Some mealtime secrets involve tricking the kids into being their own chefs. Shannon Taylor has Make Your Own Dinner Night. "Hey, if cereal is good enough for breakfast -- the most important meal of the day -- it is good enough for dinner!"

A confession
Normally a writer does not insert herself into an article, but I felt guilty asking my friends and family to expose their dirty deeds while keeping quiet about my own. So here goes - I have:
Thrown away a Barney VHS tape because I couldn't stand listening to it anymore. When asked about its location, I looked my sweet 2-year-old in the face and lied without blinking. Forced the family to live off a pile of laundry for weeks on end. We are a family of five with children ages 6, 2 and 7 months, which means we have a LOT of laundry. I figure as long as it's clean ... One day I literally swept dirt under a rug.
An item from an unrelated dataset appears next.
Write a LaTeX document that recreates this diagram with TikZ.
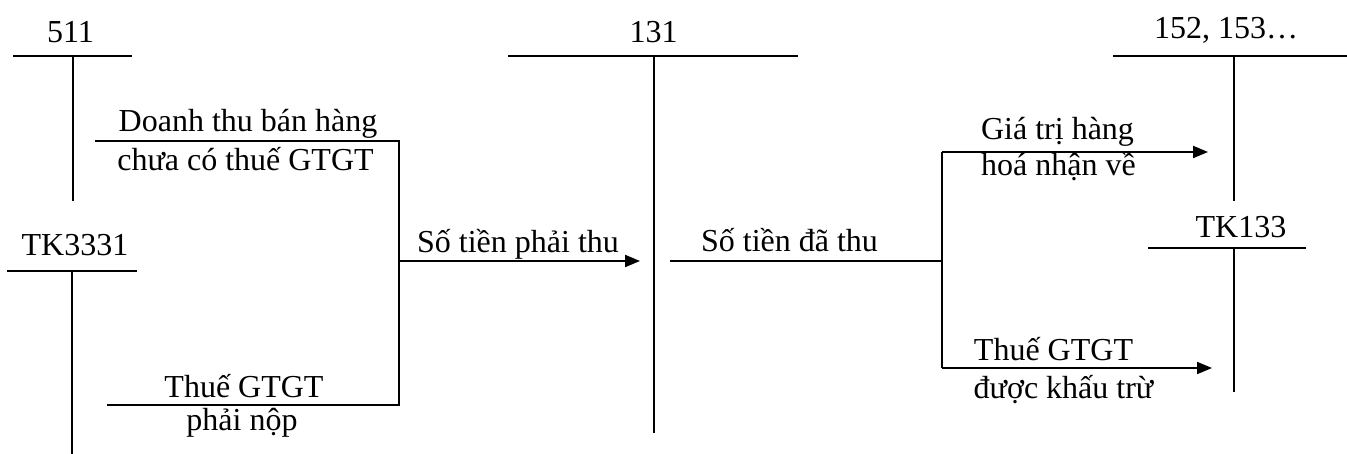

A friend was coming by and in my mad rush to make it appear that my home was not a dwelling for the chronically crumb-ridden, I swept up the kitchen only to find the dustpan had disappeared. There wasn't a stiff board or an album cover around, so I picked up our kitchen rug and stashed the crumbly evidence. Except in cases of sticky food or filth, I believe in the 10-second rule. Finally, I admit to all of central Ohio that my husband's suspicions are true: I knowingly pass to him the children with poop in their diapers, stiffing him with the change. Parents are incredibly creative when it comes to making it through the day with the family and their sanity intact. If cereal for dinner, a wet wipe bath, or inventive book reading allows for more time to enjoy the important things, then go for it.

Perfect parents don't exist, though there are perfect bribes and shortcuts to help you along the way.